From Tremont Street through the slum miles of the South End and the Negro district the police at each intersection directed traffic into the now thinning ranks. Near Roxbury Crossing the hearses unaccountably speeded up to twenty-five miles an hour and were soon over a mile ahead of those on foot. Scrambling to catch up, the marchers broke ranks, many dropping out or taking to cabs. A hardy remnant of a few hundred red armbands reached the elevated station at Egleston Square within sight of Forest Hills and continued along Washington Street under the dripping el structure.

Up to this point the spectators had been impassive, but now, in the Irish Catholic district of Forest Hills, they turned hostile. Jeering faces filled the windows of the three-deckers flanking the el, and there were derisive shouts of “Guineas” and “Go home!”

The remaining marchers were passing the office of the Metropolitan Coal Company, a few hundred feet from the Forest Hills terminal, when the police charged them. No one knew why. At one instant the bedraggled armbanded figures were trudging along in the drizzle, at the next the police were flailing at them with their nightsticks, led by a furious sergeant wielding a heavy-handled umbrella. At the impact the ranks broke, most of the marchers bolting up Washington Street. The charging police seemed to go completely out of control. Anyone with an armband became a fair target. Men were dragged from the running boards of cars and beaten. Others trying to escape on foot were cornered in dead-end alleys. Dozens of fugitives burst into the yard of the Gulf Refining Company in a last attempt to dodge the swinging clubs. A Boston Post reporter, himself running, saw several men clubbed and kicked as they fell, and he caught a glimpse of a girl in a doorway, her face in her hands and her split chin dripping blood. The rain began to fall in torrents.
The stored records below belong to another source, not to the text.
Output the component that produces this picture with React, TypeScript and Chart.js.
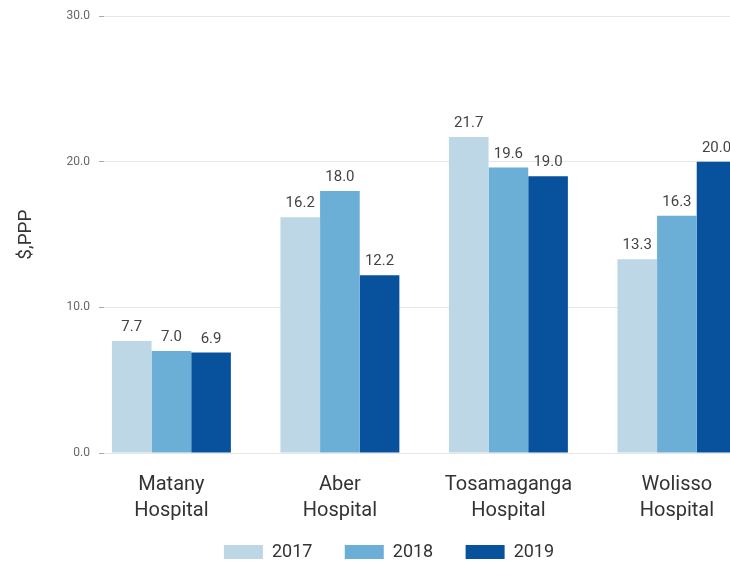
import React, { useEffect, useRef } from "react";
import { Chart, registerables } from "chart.js";

Chart.register(...registerables);

const categories: string[][] = [
  ["Matany", "Hospital"],
  ["Aber", "Hospital"],
  ["Tosamaganga", "Hospital"],
  ["Wolisso", "Hospital"],
];
const years = ["2017", "2018", "2019"];
const values2017 = [7.7, 16.2, 21.7, 13.3];
const values2018 = [7.0, 18.0, 19.6, 16.3];
const values2019 = [6.9, 12.2, 19.0, 20.0];
const yTicks = [0, 10, 20, 30];
const yTitle = "$,PPP";
const colors = ["#bdd7e7", "#6baed6", "#08519c"];

const FONT = "Roboto, 'Noto Sans', sans-serif";

const valueLabels = {
  id: "valueLabels",
  afterDatasetsDraw(chart: any) {
    const ctx = chart.ctx;
    ctx.save();
    ctx.font = `15px ${FONT}`;
    ctx.fillStyle = "#444";
    ctx.textAlign = "center";
    ctx.textBaseline = "alphabetic";
    chart.data.datasets.forEach((ds: any, di: number) => {
      const meta = chart.getDatasetMeta(di);
      meta.data.forEach((el: any, i: number) => {
        const v = ds.data[i].y as number;
        ctx.fillText(v.toFixed(1), el.x, el.y - 10);
      });
    });
    ctx.restore();
  },
};

export default function App() {
  const ref = useRef<HTMLCanvasElement | null>(null);

  useEffect(() => {
    if (!ref.current) return;
    const series = [values2017, values2018, values2019];
    const chart = new Chart(ref.current, {
      type: "bar",
      data: {
        datasets: years.map((y, k) => ({
          label: y,
          data: series[k].map((v, i) => ({ x: i, y: v })),
          backgroundColor: colors[k],
          borderWidth: 0,
          categoryPercentage: 0.706,
          barPercentage: 1,
        })),
      },
      options: {
        responsive: false,
        animation: false,
        devicePixelRatio: 1,
        layout: { padding: { top: 14, left: 0, right: 2, bottom: 0 } },
        plugins: {
          tooltip: { enabled: false },
          legend: {
            position: "bottom",
            labels: {
              font: { family: FONT, size: 18 },
              color: "#333",
              boxWidth: 39,
              boxHeight: 14,
              padding: 19,
              generateLabels: (chart: any) => {
                const items = Chart.defaults.plugins.legend.labels.generateLabels(chart);
                return items.map((it: any, i: number) => ({
                  ...it,
                  text: i < items.length - 1 ? it.text + "   " : it.text,
                }));
              },
            },
          },
        },
        scales: {
          x: {
            type: "linear",
            min: -0.4,
            max: 3.6,
            offset: false,
            grid: { display: false, drawTicks: false, offset: false },
            border: { display: false },
            afterBuildTicks: (axis: any) => {
              axis.ticks = categories.map((_, i) => ({ value: i }));
            },
            afterFit: (axis: any) => {
              axis.height = 71;
            },
            ticks: {
              autoSkip: false,
              maxRotation: 0,
              padding: 19,
              color: "#333",
              font: { family: FONT, size: 20, lineHeight: 1.3 },
              callback: (v: any) => categories[v as number] ?? "",
            },
          },
          y: {
            min: 0,
            max: 30,
            afterBuildTicks: (axis: any) => {
              axis.ticks = yTicks.map((v) => ({ value: v }));
            },
            afterFit: (axis: any) => {
              axis.width = 104;
            },
            grid: { color: "#e6e6e6", tickColor: "#aaa", tickLength: 5 },
            border: { display: false },
            ticks: {
              padding: 9,
              color: "#666",
              font: { family: FONT, size: 12 },
              callback: (v: any) => Number(v).toFixed(1),
            },
            title: {
              display: true,
              text: yTitle,
              color: "#333",
              font: { family: FONT, size: 19 },
              padding: { top: 15, bottom: 0 },
            },
          },
        },
      },
      plugins: [valueLabels],
    });
    return () => chart.destroy();
  }, []);

  return (
    <div
      style={{
        position: "absolute",
        left: 0,
        top: 0,
        width: 730,
        height: 563,
        overflow: "hidden",
        background: "#fff",
      }}
    >
      <canvas ref={ref} width={780} height={571} style={{ display: "block" }} />
    </div>
  );
}
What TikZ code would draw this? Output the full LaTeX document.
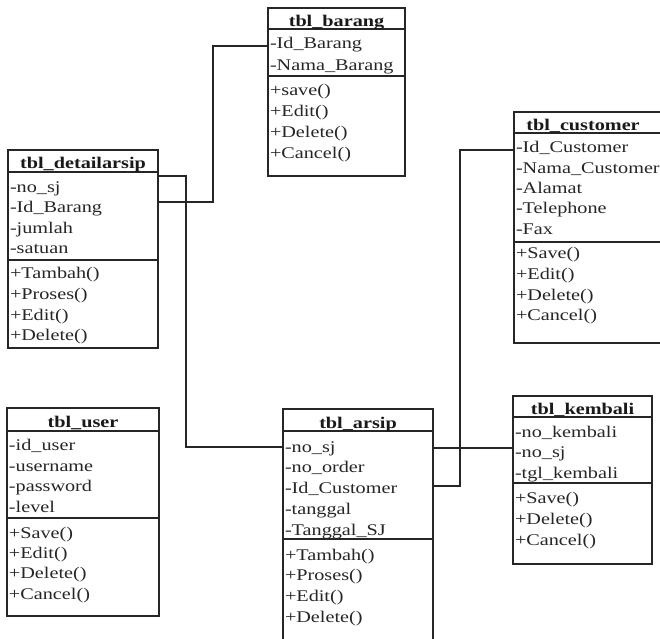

Not more than 150 marchers finally managed to work their way down side streets and back lots to join up on the other side of the terminal. When they arrived at the crematory on Walk Hill Street, a half-mile beyond, the hearses had already arrived, the coffins had been carried into the chapel, and the gates were locked.

Several thousand others who had come safely by car were waiting inside the grounds on the downhill slope in front of the chapel, watched impassively but without anger by the mounted police. The sodden, weary marchers could do no more than stand with bared heads while the cremation took place.

Only the committee and those closest to the defense were admitted to the small chapel. Luigia and Rosina chose to remain outside in the car. There was no formal service. Mary Donovan read five bitter paragraphs by Gardner Jackson, scarcely able to control her voice as she spoke the words over the coffins:

You, Sacco and Vanzetti, are the victims of the crassest plutocracy the world has known since ancient Rome.... And now Massachusetts and America have killed you—murdered you because you were Italian anarchists.... In your martyrdom we will fight on and conquer.

That was all. At 4:30 the coffins were placed in the retort chambers. The gates were opened, the hearses and the curtained limousines rolled away, the police reined in their restive horses as the crowd dissolved into small groups and individuals making their way unmolested along Walk Hill Street. Those who looked back saw a thin column of smoke rising from the crematory’s central chimney, black and unwavering against the low sullen sky.